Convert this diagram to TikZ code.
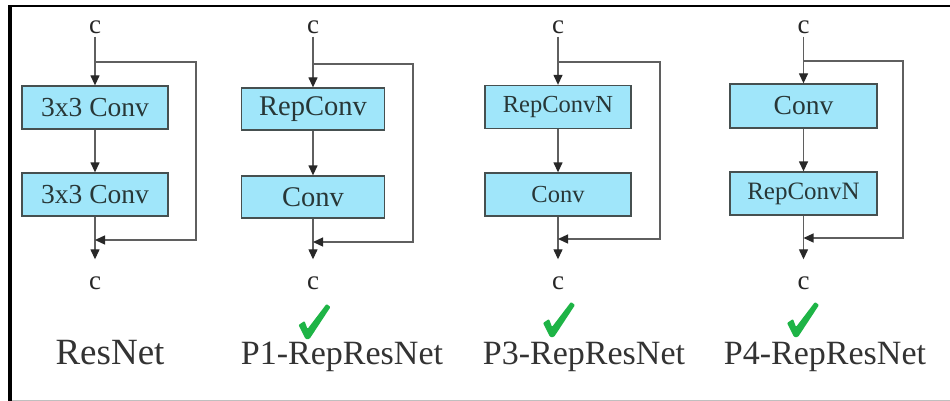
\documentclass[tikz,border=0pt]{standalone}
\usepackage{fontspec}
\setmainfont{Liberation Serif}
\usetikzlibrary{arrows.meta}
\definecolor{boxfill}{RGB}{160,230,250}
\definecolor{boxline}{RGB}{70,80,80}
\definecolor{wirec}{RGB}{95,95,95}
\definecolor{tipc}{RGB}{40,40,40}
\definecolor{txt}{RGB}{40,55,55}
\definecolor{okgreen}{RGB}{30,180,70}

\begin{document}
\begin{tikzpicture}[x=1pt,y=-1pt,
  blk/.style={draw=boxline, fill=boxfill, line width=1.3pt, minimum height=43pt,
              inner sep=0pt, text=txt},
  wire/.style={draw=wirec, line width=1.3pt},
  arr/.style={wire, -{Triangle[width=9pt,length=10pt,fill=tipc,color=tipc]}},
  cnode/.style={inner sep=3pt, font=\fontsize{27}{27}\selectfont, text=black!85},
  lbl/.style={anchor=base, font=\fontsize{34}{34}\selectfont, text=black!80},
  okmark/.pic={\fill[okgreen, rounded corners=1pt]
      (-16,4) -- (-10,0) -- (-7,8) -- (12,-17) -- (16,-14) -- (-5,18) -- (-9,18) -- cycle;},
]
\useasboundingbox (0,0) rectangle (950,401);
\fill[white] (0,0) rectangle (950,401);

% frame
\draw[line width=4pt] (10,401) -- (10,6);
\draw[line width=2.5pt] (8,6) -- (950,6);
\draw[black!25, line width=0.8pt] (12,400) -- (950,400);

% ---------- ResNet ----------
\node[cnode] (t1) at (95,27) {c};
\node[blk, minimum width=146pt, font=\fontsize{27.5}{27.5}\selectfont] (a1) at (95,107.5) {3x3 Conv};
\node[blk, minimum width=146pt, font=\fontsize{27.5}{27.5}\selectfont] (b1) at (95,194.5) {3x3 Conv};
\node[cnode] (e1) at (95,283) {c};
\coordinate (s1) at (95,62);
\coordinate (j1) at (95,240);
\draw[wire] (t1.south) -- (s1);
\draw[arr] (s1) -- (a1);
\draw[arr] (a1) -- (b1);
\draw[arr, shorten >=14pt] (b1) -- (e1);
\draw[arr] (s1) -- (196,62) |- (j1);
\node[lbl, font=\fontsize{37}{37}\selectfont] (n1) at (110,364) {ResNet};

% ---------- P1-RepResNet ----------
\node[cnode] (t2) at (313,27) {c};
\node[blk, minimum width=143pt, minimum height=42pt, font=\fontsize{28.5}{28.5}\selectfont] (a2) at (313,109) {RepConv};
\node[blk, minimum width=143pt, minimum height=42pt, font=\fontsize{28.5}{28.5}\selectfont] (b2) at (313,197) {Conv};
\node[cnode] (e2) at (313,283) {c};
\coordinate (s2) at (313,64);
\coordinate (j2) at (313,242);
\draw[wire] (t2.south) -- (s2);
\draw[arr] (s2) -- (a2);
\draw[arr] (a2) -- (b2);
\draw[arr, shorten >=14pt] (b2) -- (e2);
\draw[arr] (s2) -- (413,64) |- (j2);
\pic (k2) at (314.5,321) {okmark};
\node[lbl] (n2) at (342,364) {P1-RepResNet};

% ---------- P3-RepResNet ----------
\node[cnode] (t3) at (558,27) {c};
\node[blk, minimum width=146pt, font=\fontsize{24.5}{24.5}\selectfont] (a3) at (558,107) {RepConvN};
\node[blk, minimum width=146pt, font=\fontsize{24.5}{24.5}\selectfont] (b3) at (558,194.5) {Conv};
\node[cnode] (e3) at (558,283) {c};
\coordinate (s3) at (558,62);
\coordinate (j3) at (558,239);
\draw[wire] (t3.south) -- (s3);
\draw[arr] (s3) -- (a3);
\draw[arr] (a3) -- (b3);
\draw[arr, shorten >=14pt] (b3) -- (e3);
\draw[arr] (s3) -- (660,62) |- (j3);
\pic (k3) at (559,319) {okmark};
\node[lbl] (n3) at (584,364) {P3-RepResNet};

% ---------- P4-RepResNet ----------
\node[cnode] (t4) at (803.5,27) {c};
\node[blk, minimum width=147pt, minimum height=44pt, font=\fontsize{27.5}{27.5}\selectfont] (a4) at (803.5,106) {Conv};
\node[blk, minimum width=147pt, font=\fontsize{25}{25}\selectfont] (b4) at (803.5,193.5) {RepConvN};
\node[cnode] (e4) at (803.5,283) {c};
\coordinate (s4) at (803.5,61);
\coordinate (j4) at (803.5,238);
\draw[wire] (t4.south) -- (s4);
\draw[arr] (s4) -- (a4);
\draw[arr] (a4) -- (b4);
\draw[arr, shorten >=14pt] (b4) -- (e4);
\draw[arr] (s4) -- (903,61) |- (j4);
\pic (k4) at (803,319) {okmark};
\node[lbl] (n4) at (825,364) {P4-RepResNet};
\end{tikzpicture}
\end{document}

★ ★ ★ ★

WHAT THE EXERCISE ASKS – Repeat the listing above up to and including the line with "(12,400) -- (950,400);", starting from its first line. Drop any pictures.

RESPONSE –
Convert this diagram to TikZ code.
\documentclass[tikz,border=0pt]{standalone}
\usepackage{fontspec}
\setmainfont{Liberation Serif}
\usetikzlibrary{arrows.meta}
\definecolor{boxfill}{RGB}{160,230,250}
\definecolor{boxline}{RGB}{70,80,80}
\definecolor{wirec}{RGB}{95,95,95}
\definecolor{tipc}{RGB}{40,40,40}
\definecolor{txt}{RGB}{40,55,55}
\definecolor{okgreen}{RGB}{30,180,70}

\begin{document}
\begin{tikzpicture}[x=1pt,y=-1pt,
  blk/.style={draw=boxline, fill=boxfill, line width=1.3pt, minimum height=43pt,
              inner sep=0pt, text=txt},
  wire/.style={draw=wirec, line width=1.3pt},
  arr/.style={wire, -{Triangle[width=9pt,length=10pt,fill=tipc,color=tipc]}},
  cnode/.style={inner sep=3pt, font=\fontsize{27}{27}\selectfont, text=black!85},
  lbl/.style={anchor=base, font=\fontsize{34}{34}\selectfont, text=black!80},
  okmark/.pic={\fill[okgreen, rounded corners=1pt]
      (-16,4) -- (-10,0) -- (-7,8) -- (12,-17) -- (16,-14) -- (-5,18) -- (-9,18) -- cycle;},
]
\useasboundingbox (0,0) rectangle (950,401);
\fill[white] (0,0) rectangle (950,401);

% frame
\draw[line width=4pt] (10,401) -- (10,6);
\draw[line width=2.5pt] (8,6) -- (950,6);
\draw[black!25, line width=0.8pt] (12,400) -- (950,400);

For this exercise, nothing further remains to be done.